Hiking on the Siberia Creek trail
Hiking on the Siberia Creek trail. Copyright 2008 Robin L. Chandler

and a trek to the Pacific Coast Trail where it brushes by Big Bear Lake.   Our final adventure of last year was in the San Gabriels  hiking  Mt. San Antonio (known affectionately as Old Baldy) with my friend Dan.   Baldy is some twenty-two miles to the east of Mt. Wilson and Big Tujunga Canyon where the fires continue to burn now in their sixth day.  I keep thinking about those mountains — a challenge for  the north-south driver — but also a strong range charged with protecting the Los Angeles basin from the harsh temperatures of the Mojave desert and capturing moisture during the winter for the times of drought.   I keep thinking about the wildlife and people uprooted by such a massive fire and the lives lost, some heroically and others needlessly.  This evening I opened Gary Snyder’s essays Back on the Fire and thumbed to the “Regarding the Smokey the Bear Sutra” and this brief excerpt reads “a handsome smokey-colored brown bear standing on his hind legs showing that he is aroused and watchful, bearing in his right paw the Shovel that digs to the truth beneath appearances….his left paw in the Mudra of Comradely Display  indicating that all creatures have the full right to live to their limits…wearing the blue work overalls symbolic of slaves and laborers, the countless men oppressed by a civilization that claims to save but only destroys…wearing the broad-brimmed hat of the West, symbolic of the forces that guard the Wilderness….round-bellied to show his kind nature and that the great Earth has food enough for everyone who loves her and trusts her….”  Thank you Smokey.

I go among trees and sit still

Sunday morning and I wake up hot. Again.  For the last few days,  Southern California has been dominated by a High Pressure system  and we won’t see relief until later this week. After moving part of my life to San Diego last year, I came to understand there are only three seasons  in the southland: rain, hot and fire.  The season of fire has come and several fires are tragically raging now in the Los Angeles Basin.  Still horizontal I begin to dream of shade trees and my mind wonders again to cooler climes of the Spring and my visits to Tomales Bay just north of San Francisco.  On Inverness Ridge, the west side of Tomales Bay and the gateway to Point Reyes National Seashore, there are coast woodlands of  Bishop pine and Douglas Fir. On the eastern side of  Tomales Bay are the open oak woodlands and grasslands with dairy and beef ranches — often visited by families of deer.  Much of this land on the eastern side has thankfully become conservation easements  protected by the Marin Agricultural Land Trust (MALT).

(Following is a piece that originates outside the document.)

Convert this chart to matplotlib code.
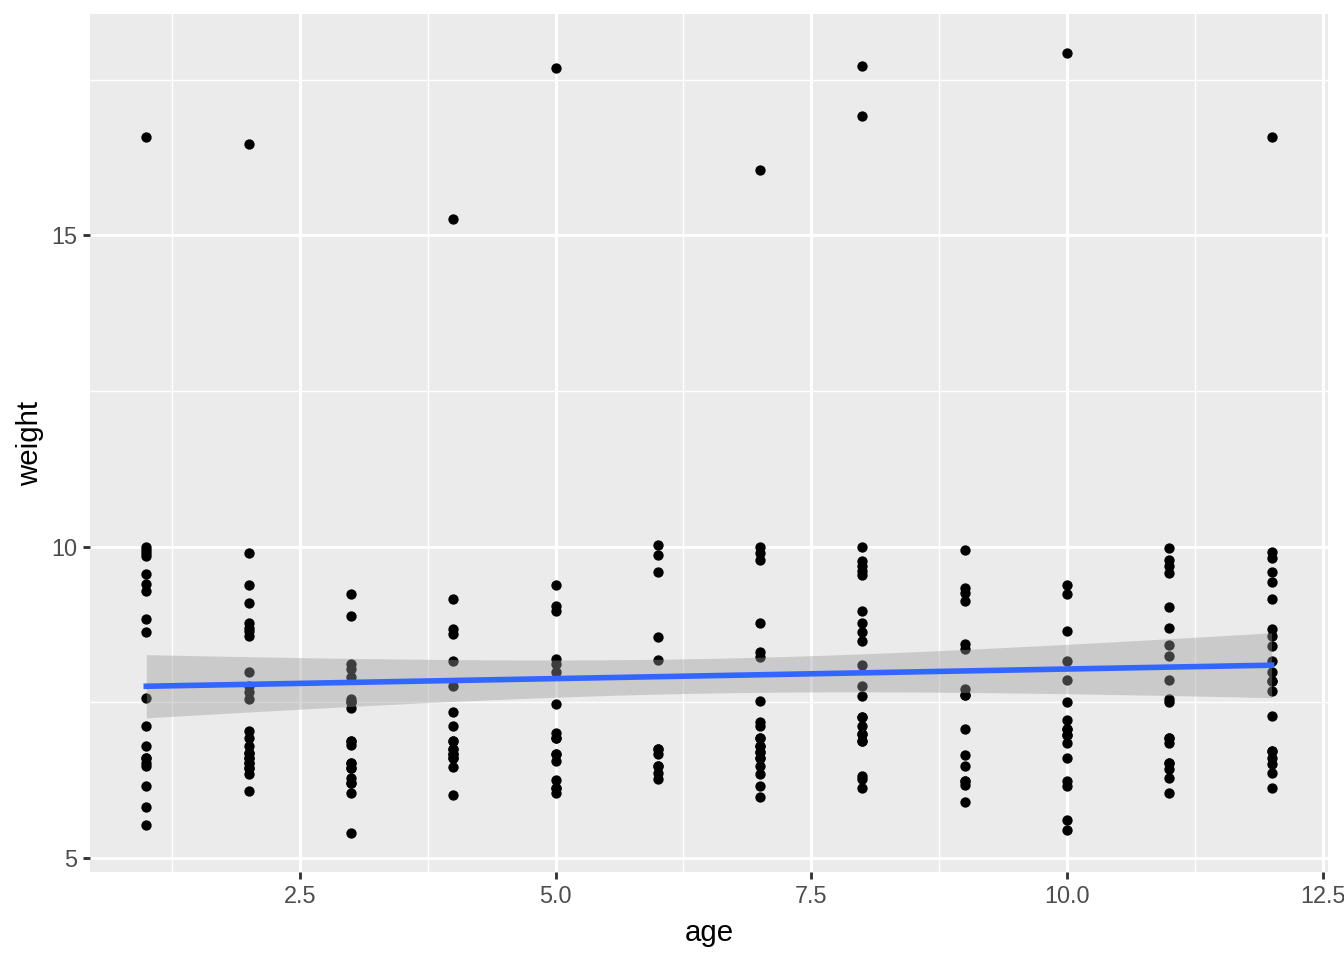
import numpy as np
import matplotlib
matplotlib.use("Agg")
import matplotlib.pyplot as plt
from matplotlib.ticker import MultipleLocator

plt.rcParams["font.family"] = ["Liberation Sans", "DejaVu Sans"]

# weights, one list per age (overlapping dots repeated)
w_age1 = [16.57, 10.0, 9.95, 9.9, 9.85, 9.56, 9.40, 9.28, 8.83, 8.63, 7.56, 7.12,
          6.80, 6.61, 6.53, 6.47, 6.16, 5.82, 5.53,
          6.61]
w_age2 = [16.47, 9.89, 9.39, 9.09, 8.78, 8.70, 8.64, 8.57, 7.99, 7.76, 7.66, 7.55,
          7.04, 6.93, 6.80, 6.69, 6.61, 6.53, 6.45, 6.35, 6.07,
          6.69, 6.61, 6.53, 6.45]
w_age3 = [9.23, 8.89, 8.11, 8.03, 7.91, 7.55, 7.50, 7.40, 6.88, 6.81, 6.53, 6.45,
          6.29, 6.20, 6.04, 5.40,
          6.53, 6.45, 6.20, 7.50, 6.88]
w_age4 = [15.26, 9.15, 8.67, 8.59, 8.16, 7.76, 7.34, 7.12, 6.88, 6.75, 6.67, 6.61,
          6.46, 6.01,
          6.75, 6.67, 6.61, 6.88]
w_age5 = [17.68, 9.38, 9.05, 8.96, 8.19, 8.11, 7.99, 7.47, 7.01, 6.93, 6.67, 6.56,
          6.25, 6.13, 6.05,
          6.93, 6.67, 6.13]
w_age6 = [10.02, 9.87, 9.59, 8.55, 8.18, 6.75, 6.67, 6.47, 6.37, 6.27,
          6.75, 6.47]
w_age7 = [16.04, 10.0, 9.89, 9.79, 8.77, 8.31, 8.22, 7.52, 7.18, 7.12, 6.92, 6.80,
          6.70, 6.61, 6.48, 6.35, 6.16, 5.98,
          6.92, 6.80, 6.70, 6.61]
w_age8 = [17.71, 16.91, 10.0, 9.76, 9.68, 9.60, 9.54, 8.96, 8.78, 8.62, 8.48, 8.10,
          7.76, 7.60, 7.27, 7.12, 6.99, 6.88, 6.32, 6.27, 6.12,
          6.99, 6.88, 7.27]
w_age9 = [9.94, 9.34, 9.26, 9.12, 8.43, 8.36, 7.71, 7.61, 7.07, 6.66, 6.47, 6.23,
          6.17, 5.90,
          6.23, 7.61]
w_age10 = [17.92, 9.38, 9.23, 8.64, 8.16, 7.85, 7.51, 7.22, 7.07, 6.97, 6.85, 6.61,
           6.24, 6.15, 5.61, 5.44,
           7.07, 6.97]
w_age11 = [9.98, 9.79, 9.68, 9.58, 9.03, 8.69, 8.42, 8.25, 7.85, 7.55, 7.50, 6.92,
           6.85, 6.53, 6.42, 6.28, 6.04,
           6.92, 6.53]
w_age12 = [16.57, 9.91, 9.82, 9.59, 9.43, 9.15, 8.67, 8.56, 8.41, 8.16, 7.98, 7.84,
           7.68, 7.28, 6.72, 6.61, 6.51, 6.36, 6.12,
           6.72, 7.84]

groups = [w_age1, w_age2, w_age3, w_age4, w_age5, w_age6,
          w_age7, w_age8, w_age9, w_age10, w_age11, w_age12]
age = np.concatenate([np.full(len(g), i + 1) for i, g in enumerate(groups)]).astype(float)
weight = np.concatenate([np.array(g) for g in groups])

# linear fit + 95% confidence band (like geom_smooth(method="lm"))
n = len(age)
slope, intercept = np.polyfit(age, weight, 1)
resid = weight - (intercept + slope * age)
s = np.sqrt(np.sum(resid ** 2) / (n - 2))
xbar = age.mean()
sxx = np.sum((age - xbar) ** 2)
xs = np.linspace(age.min(), age.max(), 80)
ys = intercept + slope * xs
se = s * np.sqrt(1.0 / n + (xs - xbar) ** 2 / sxx)
tq = 1.97
lo, hi = ys - tq * se, ys + tq * se

fig = plt.figure(figsize=(7, 5), dpi=192)
ax = fig.add_axes([0.067, 0.0917, 0.921, 0.8933])
ax.set_facecolor("#EBEBEB")

ax.scatter(age, weight, s=15, color="black", linewidths=0, zorder=2)
ax.fill_between(xs, lo, hi, color="#999999", alpha=0.4, linewidth=0, zorder=3)
ax.plot(xs, ys, color="#3366FF", linewidth=2.1, zorder=4)

xr = age.max() - age.min()
yr = weight.max() - weight.min()
ax.set_xlim(age.min() - 0.05 * xr, age.max() + 0.05 * xr)
ax.set_ylim(weight.min() - 0.05 * yr, weight.max() + 0.05 * yr)

ax.xaxis.set_minor_locator(MultipleLocator(1.25))
ax.yaxis.set_minor_locator(MultipleLocator(2.5))
ax.set_xticks([2.5, 5.0, 7.5, 10.0, 12.5])
ax.set_xticklabels(["2.5", "5.0", "7.5", "10.0", "12.5"])
ax.set_yticks([5, 10, 15])

ax.grid(which="major", color="white", linewidth=1.07, zorder=0)
ax.grid(which="minor", color="white", linewidth=0.53, zorder=0)
ax.set_axisbelow(True)

for sp in ax.spines.values():
    sp.set_visible(False)

ax.tick_params(which="major", length=2.75, width=1.07, color="#333333",
               labelsize=8.8, labelcolor="#4D4D4D", pad=2.2)
ax.tick_params(which="minor", length=0)

ax.set_xlabel("age", fontsize=11, color="black", labelpad=4)
ax.set_ylabel("weight", fontsize=11, color="black", labelpad=2.5)

fig.savefig("out.png", dpi=192, facecolor="white")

On this side we  also find the non-native Blue Gum Eucalyptus and the  Monterey Cypress planted by early settlers in this community to provide shelter from the winds.

Monterey Cypress
Monterey Cypress. Copyright 2009 Robin L. Chandler

On my visits to Tomales Bay, I’ve tried to quickly capture the trees and grasslands of the eastern side in watercolor and ink with a bamboo pen.

Blue-Gum Eucalyptus
Blue-Gum Eucalyptus. Copyright 2009 Robin L. Chandler

Daydreaming still, the words come from several Wendell Berry poems I’ve read in his book A Timbered Choir: The Sabbath Poems 1979 – 1997.  “I go among the trees and sit still. All my stirring becomes quiet around me like circles on water. My tasks lie in their places where I left them, asleep like cattle.”   Then as a hot breeze comes through my open window I think “of deep root and wide shadow, of bright, hot August calm, on the small, tree-ringed meadow.”   At the end of a long, hot day last Thursday, I cycled to Leucadia and then returned home.  It was a beautiful evening, and the air was still warm even as the sun set in the West.  As I started up the Torrey Pines hill on the coast highway suddenly the temperature changed drastically.  The pines nestled among the canyons of the park create  a blessed coolness  — the air felt like cool water lapping against my skin as I swam up the hill.  I was thankful for the trees whose kindness helped me ride that hill.  Rooted in the earth but reaching towards the heavens,  trees give us life.